Bubble-sorting doubly linked list

2019-07-22 18:35发布

问题:

I have a problem with my bubble-sorting function for the doubly linked list. It is working when I'm sorting the nodes in the singly linked way (only with ->next), but I can't make it work with ->prev pointers. Here is the code I'm using:

void sort(int count)
{
    struct data *tmp,*current,*nextone;
    int i,j;
    for(i=0;i<count;i++)
    {
        current = first;
        for(j=0;j<count-1-i;j++ )
        {
            if(current->number > current->next->number)
            {
                nextone = current->next;
                current->next = nextone->next;
                nextone->next = current;
                if(current == first)
                {
                    first = nextone;
                    current = nextone;
                }
                else
                {
                    current = nextone;
                    tmp->next = nextone;
                }
            }
            tmp = current;
            current = current->next;
        }
    }
}

And this is the structure I'm using (with the global variables for the first and last element of the list):

struct data    
{
    int id;
    char name[20];
    int number;
    struct data *next;
    struct data *prev;
};

struct data *first = NULL;
struct data *last = NULL;

回答1:

Below logic would work.

I would follow similar algorithm... If you want to move the entire nodes...

struct data *before, *after;
if(current->number > current->next->number)
{
    before = current->prev;
    after = current->next;
    if(before != NULL){
        before->next = after;
    }
    current->next = after->next;
    current->prev = after;
    after->next = current;
    after->previous = before;
}

Alternatively, you can simply swap the numbers in the nodes without bothering to move entire nodes, if sorting of the data is the purpose. You can expand the below logic to include swapping of both char array and id as well.

if(current->number > current->next->number)
{
    int tempNum = current->number;
    current->number = current->next->number;
    current->next->number = tempNum;
}


回答2:

You just need to sit down and think about it for a bit.

Assigning first? Well the previous must be null.

Assigning last?

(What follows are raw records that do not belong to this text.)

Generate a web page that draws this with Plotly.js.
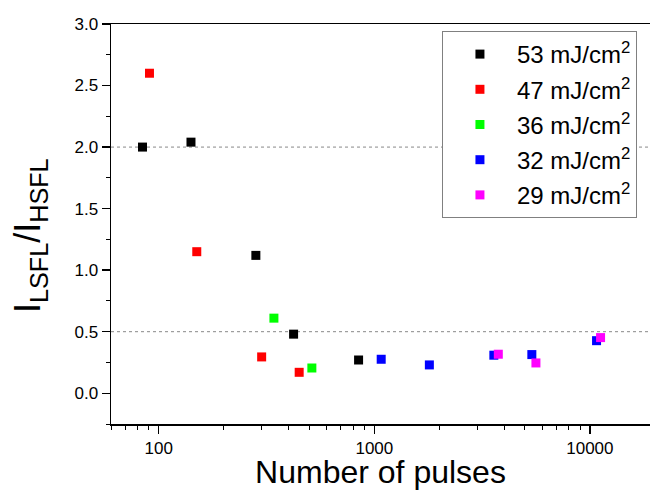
<!DOCTYPE html>
<html>
<head>
<meta charset="utf-8">
<script src="https://cdn.plot.ly/plotly-3.0.1.min.js"></script>
<style>html,body{margin:0;padding:0;background:#fff;}#chart{width:650px;height:490px;}</style>
</head>
<body>
<div id="chart"></div>
<script>
// Series: fluence label, number of pulses, ratio I_LSFL/I_HSFL
var seriesNames = ["53 mJ/cm<sup>2</sup>", "47 mJ/cm<sup>2</sup>", "36 mJ/cm<sup>2</sup>", "32 mJ/cm<sup>2</sup>", "29 mJ/cm<sup>2</sup>"];
var seriesColors = ["#000000", "#ff0000", "#00ff00", "#0000ff", "#ff00ff"];

var pulses53 = [84, 141, 282, 422, 845];
var ratio53  = [2.00, 2.04, 1.12, 0.48, 0.27];

var pulses47 = [90.5, 150, 300, 448];
var ratio47  = [2.60, 1.15, 0.295, 0.17];

var pulses36 = [342, 513];
var ratio36  = [0.61, 0.205];

var pulses32 = [1076, 1800, 3585, 5380, 10740];
var ratio32  = [0.276, 0.23, 0.309, 0.314, 0.427];

var pulses29 = [3760, 5620, 11210];
var ratio29  = [0.317, 0.246, 0.452];

var xData = [pulses53, pulses47, pulses36, pulses32, pulses29];
var yData = [ratio53, ratio47, ratio36, ratio32, ratio29];

var yTickVals = [0, 0.5, 1, 1.5, 2, 2.5, 3];
var xTickVals = [100, 1000, 10000];
var refLines = [0.5, 2.0];
var xTitle = "Number of pulses";
var yTitle = "I<sub>LSFL</sub>/I<sub>HSFL</sub>";

var FONT = "Liberation Sans, Arial, sans-serif";

var traces = xData.map(function (xs, i) {
  return {
    x: xs, y: yData[i], type: "scatter", mode: "markers",
    name: seriesNames[i], legendgroup: "g" + i,
    marker: { symbol: "square", size: 9, color: seriesColors[i], line: { width: 0 } }
  };
});

var shapes = refLines.map(function (v) {
  return { type: "line", xref: "paper", x0: 0, x1: 1, yref: "y", y0: v, y1: v,
           line: { color: "#888888", width: 1, dash: "dot" }, layer: "below" };
});

var layout = {
  width: 650, height: 490,
  margin: { l: 111, r: 0, t: 24, b: 66 },
  paper_bgcolor: "#ffffff", plot_bgcolor: "#ffffff",
  font: { family: FONT, color: "#000000", size: 17 },
  showlegend: true,
  legend: {
    x: 0.614, y: 0.9825, xanchor: "left", yanchor: "top",
    bgcolor: "#ffffff", bordercolor: "#808080", borderwidth: 1,
    font: { family: FONT, size: 24, color: "#000000" },
    itemwidth: 64, traceorder: "grouped", tracegroupgap: 1
  },
  xaxis: {
    type: "log", range: [Math.log10(60), 4.279],
    tickvals: xTickVals, tickformat: "d",
    ticks: "outside", ticklen: 8, tickwidth: 1.3, tickcolor: "#000",
    minor: { ticks: "outside", ticklen: 4, tickwidth: 1, tickcolor: "#000", dtick: "D1", showgrid: false },
    showline: true, linecolor: "#000", linewidth: 1.5, mirror: true,
    showgrid: false, zeroline: false,
    tickfont: { family: FONT, size: 17, color: "#000" },
    title: { text: xTitle, font: { family: FONT, size: 32, color: "#000" }, standoff: 10 }
  },
  yaxis: {
    range: [-0.25, 3.0], tickvals: yTickVals, tickformat: ".1f",
    ticks: "outside", ticklen: 8, tickwidth: 1.3, tickcolor: "#000",
    minor: { ticks: "outside", ticklen: 4, tickwidth: 1, tickcolor: "#000", dtick: 0.25, showgrid: false },
    showline: true, linecolor: "#000", linewidth: 1.5, mirror: false,
    showgrid: false, zeroline: false,
    tickfont: { family: FONT, size: 17, color: "#000" }
  },
  annotations: [{
    text: yTitle, textangle: -90, showarrow: false,
    xref: "paper", x: 0, xanchor: "center", xshift: -81,
    yref: "paper", y: 0.47, yanchor: "middle",
    font: { family: FONT, size: 36, color: "#000" }
  }],
  shapes: shapes
};

Plotly.newPlot("chart", traces, layout, { displayModeBar: false, staticPlot: true });
</script>
</body>
</html>
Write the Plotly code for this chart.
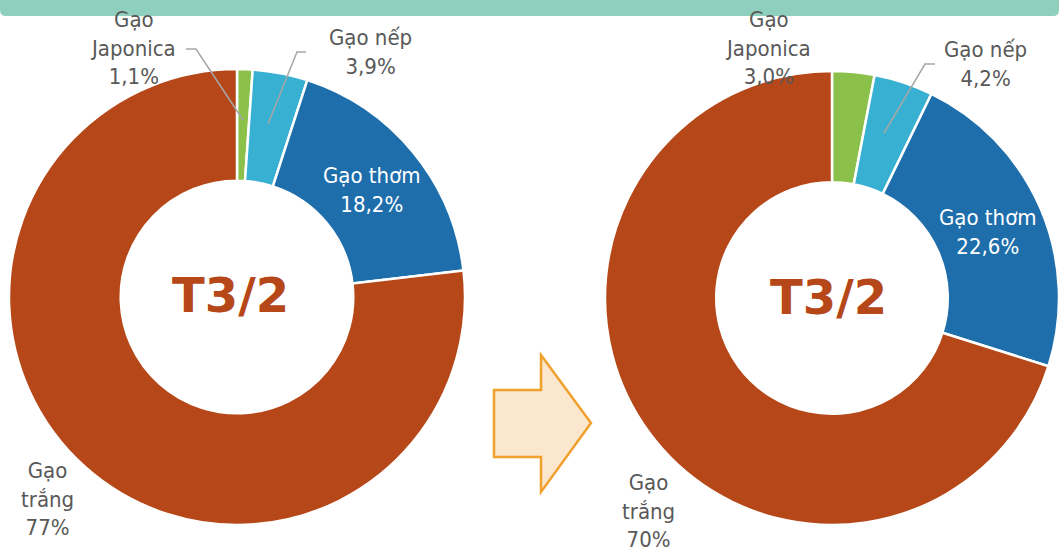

Next must be null.

Anything else you need to do a little swap-dance with previous & next of the elements you are swapping.

A much easier way (that will quickly become faster too for larger array sizes) is to allocate an array of pointers, fill those with pointers to the elements, qsort the array then do another pass to re-wire the pointers (and delete the temp array).



回答3:

One easier way is just to copy the data of the node, you can swap the data but the pointer to the node.

if(current->number > current->next->number){
   swap(current->id,current->next->id);
   swap(current->name,current->next->name);
    swap(current->number,current->next->number);
}

With your method, you never set the previous pointer at all. You can sort the double linked list as single list at first, and then traversal the list again to set all the prev pointer.

Of course, you can sort the double linked list at a time, but it's a little complex to implement. You should consider 4 nodes each step, i.e current, current->next, as well as current->prev and current->next->next. When you want to swap current and current->next, you should set current->prev->next=current->next, current->next=current->next->next so on and so forth.